Gloomy days.





As últimas duas semanas têm sido difíceis. Não falo do facto de estar em casa há mais de um mês - estar em casa, sobretudo nesta, cheia de luz, com um jardim onde apetece estar e demorarmo-nos, o confinamento está, logo à partida, muito mais facilitado. Sou uma privilegiada, nesse aspecto, mas também porque estar em casa, podendo definir horários e ritmos, tarefas e rotinas, é algo que se adequa bastante bem à minha personalidade. Desde que o possa fazer por livre e espontânea vontade e nos meus próprios termos - e este é apenas um dos busílis da questão.
Este confinamento imposto, a falta de liberdade de movimentos, a suspensão ou até mesmo supressão da vida como a conhecíamos até este vírus maldito (como diz o meu sobrinho de 6 anos) ter começado, são apenas a ponta do iceberg. Este esforço colectivo que nos têm pedido, apesar de urgentemente necessário, não tenho dúvidas disso, não é um passeio no parque. Nenhum de nós está de férias em casa, livre de problemas e preocupações, a saborear o passar das horas. Há pessoas a morrer lá fora, alguns até serão nossos familiares e amigos, colegas de trabalho ou vizinhos. Todos eles nos tocam de perto porque todos eles, sem excepção, poderíamos ser nós. Há pessoas a perder o emprego, esforços de trabalho de uma vida inteira, literalmente do dia para a noite. Há famílias que não vão aguentar o impacto desta nova realidade e que vão sair disto destruídas. Sonhos que estão a ser adiados, projectos completamente parados e postos de novo na gaveta.
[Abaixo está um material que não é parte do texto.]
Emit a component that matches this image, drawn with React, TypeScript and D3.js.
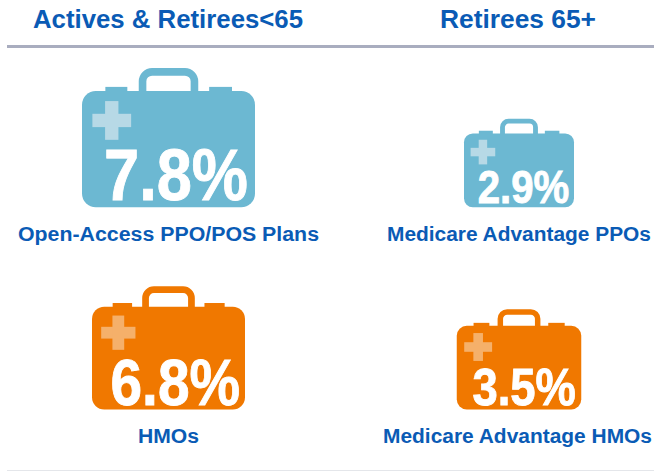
import React from "react";
import * as d3 from "d3";

const groups = ["Actives & Retirees<65", "Retirees 65+"];
const labels = ["Open-Access PPO/POS Plans", "Medicare Advantage PPOs", "HMOs", "Medicare Advantage HMOs"];
const values = [7.8, 2.9, 6.8, 3.5];
const columns = [0, 1, 0, 1];
const rows = [0, 0, 1, 1];
const palettes = [
  { body: "#6cb8d2", cross: "#b7d9e6" },
  { body: "#f07800", cross: "#f5b06a" },
];

const W = 654;
const H = 471;
const colX = d3.scaleOrdinal<number, number>().domain([0, 1]).range([168.5, 519]);
const rowBase = d3.scaleOrdinal<number, number>().domain([0, 1]).range([207.3, 409.5]);
const widthScale = d3.scaleLinear().domain([2.9, 3.5, 6.8, 7.8]).range([110, 124.5, 153, 173]);
const fontScale = d3.scaleLinear().domain([2.9, 3.5, 6.8, 7.8]).range([47, 52, 65, 72]);
const textWidth = d3.scaleLinear().domain([2.9, 3.5, 6.8, 7.8]).range([91.5, 103.5, 129.5, 144]);
const textRight = d3.scaleLinear().domain([2.9, 3.5, 6.8, 7.8]).range([50.3, 57, 71.5, 79.5]);
const baseOffset = d3.scaleLinear().domain([2.9, 3.5, 6.8, 7.8]).range([4, 5, 4.5, 7]);
const labelWidth = [301, 264, 61, 269];
const labelBase = [241, 241, 442.5, 442.5];
const labelX = [168.5, 519, 168.5, 517.5];

function Case({ value, col, row }: { value: number; col: number; row: number }) {
  const w = widthScale(value);
  const cx = colX(col);
  const bottom = rowBase(row);
  const h = w * 0.672;
  const x = cx - w / 2;
  const top = bottom - h;
  const p = palettes[row];
  const u = (f: number) => f * w;
  const sw = u(0.044);
  const crossX = x + u(0.06);
  const crossY = top + u(0.058);
  const crossS = u(0.224);
  const arm = u(0.077);
  const handlePath = d3.path();
  const hl = x + u(0.328) + sw / 2;
  const hr = x + u(0.672) - sw / 2;
  const ht = top - u(0.133) + sw / 2;
  const hb = top + 2;
  const r = u(0.055);
  handlePath.moveTo(hl, hb);
  handlePath.lineTo(hl, ht + r);
  handlePath.arcTo(hl, ht, hl + r, ht, r);
  handlePath.lineTo(hr - r, ht);
  handlePath.arcTo(hr, ht, hr, ht + r, r);
  handlePath.lineTo(hr, hb);
  return (
    <g>
      <path d={handlePath.toString()} fill="none" stroke={p.body} strokeWidth={sw} />
      <rect x={x + u(0.135)} y={top - u(0.024)} width={u(0.127)} height={u(0.04)} fill={p.body} />
      <rect x={x + u(0.735)} y={top - u(0.024)} width={u(0.132)} height={u(0.04)} fill={p.body} />
      <rect x={x} y={top} width={w} height={h} rx={u(0.08)} fill={p.body} />
      <rect x={crossX} y={crossY + (crossS - arm) / 2} width={crossS} height={arm} fill={p.cross} />
      <rect x={crossX + (crossS - arm) / 2} y={crossY} width={arm} height={crossS} fill={p.cross} />
      <text
        x={cx + textRight(value) - textWidth(value)}
        y={bottom - baseOffset(value)}
        fontFamily="Liberation Sans"
        fontWeight={700}
        fontSize={fontScale(value)}
        fill="#ffffff"
        stroke="#ffffff"
        strokeWidth={0.9}
        textLength={textWidth(value)}
        lengthAdjust="spacingAndGlyphs"
      >
        {value.toFixed(1)}%
      </text>
    </g>
  );
}

export default function App() {
  return (
    <svg width={W} height={H} viewBox={`0 0 ${W} ${H}`} style={{ position: "fixed", left: 0, top: 0, background: "#fff" }}>
      {groups.map((g, i) => (
        <text
          key={g}
          x={[33, 440][i]}
          y={28}
          fontFamily="Liberation Sans"
          fontWeight={700}
          fontSize={25.5}
          fill="#0a5bb5"
          textLength={[270, 156][i]}
          lengthAdjust="spacingAndGlyphs"
        >
          {g}
        </text>
      ))}
      <line x1={7} x2={W} y1={46.5} y2={46.5} stroke="#a9adbf" strokeWidth={3} />
      <line x1={7} x2={W} y1={470.5} y2={470.5} stroke="#e4e6ea" strokeWidth={1} />
      {values.map((v, i) => (
        <g key={labels[i]}>
          <Case value={v} col={columns[i]} row={rows[i]} />
          <text
            x={labelX[i]}
            y={labelBase[i]}
            textAnchor="middle"
            fontFamily="Liberation Sans"
            fontWeight={700}
            fontSize={19.5}
            fill="#0a5bb5"
            textLength={labelWidth[i]}
            lengthAdjust="spacingAndGlyphs"
          >
            {labels[i]}
          </text>
        </g>
      ))}
    </svg>
  );
}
É, acima de tudo, esta instabilidade que está a mexer comigo nestas últimas semanas. O não haver certezas em relação a quase nada, a sensação de estarmos todos a caminhar no arame, sem rede. O não ser possível fazer grandes ou pequenos planos - até mesmo planear refeições, neste momento, obriga a pensar numa série de logísticas e condicionantes a que (já) não estávamos habituados. O não saber quando será possível voltarmos a viajar e as saudades e as emoções que ficam muito mais difíceis de gerir, sobretudo para quem vive fora de Portugal. 
Empregos estáveis, com salários aceitáveis e contas certas ao fim do mês que se tornam excedentários num abrir e fechar de olhos. Economias estagnadas, países inteiros fechados. E uma frase a martelar na minha cabeça há vários dias: “vais ter que te reinventar, mulher. Vamos todos ter que nos reinventar.” As economias vão ter que se reinvertar, o business as usual já não vinha a funcionar há muito tempo. Vamos ter que reavaliar prioridades, começar a investir nas áreas certas e a apoiar as pessoas, antes de pensarmos na economia. A economia somos todos nós e está na hora de nos pormos todos a mexer para termos vidas mais justas e igualitárias. Acho que se deveria encarar toda esta situação como uma espécie de agora ou nunca e começarmos a pintar um futuro melhor - para nós e para os nossos filhos, enquanto ainda há tempo. Tenho sérias dúvidas que seja isso o que irá acontecer.
Nestas últimas semanas tem sido muito complicado focar-me e concentrar-me nas tarefas necessárias e na rotina a que me impus. Ando a dormir mal e isso nunca ajudou a nada, também. Sinto a cabeça cheia e vazia, ao mesmo tempo. Passo horas a tentar desvendar o futuro sem conseguir viver o presente. Vou tendo alguns momentos melhores, mais produtivos. No entanto, não me tenho forçado a nada. A vida ensinou-me que há alturas em que pouco ou nada posso fazer para que este estado de dispersão mental passe. É dar tempo ao tempo, sem desesperar muito. Ir vivendo um dia de cada vez, dando graças pelas pequenas ou grandes coisas que a vida me continua a oferecer, tenha eu sempre capacidade para me aperceber delas e as apreciar devidamente. 
Amanhã será melhor. Ou não. Seja como for, cá estarei para ir à luta. Mesmo que, por vezes, a minha técnica ninja seja enroscar-me na posição fetal em cima da cama até conseguir pensar com clareza outra vez. Ou fazer bolos. São técnicas quase à prova de bala.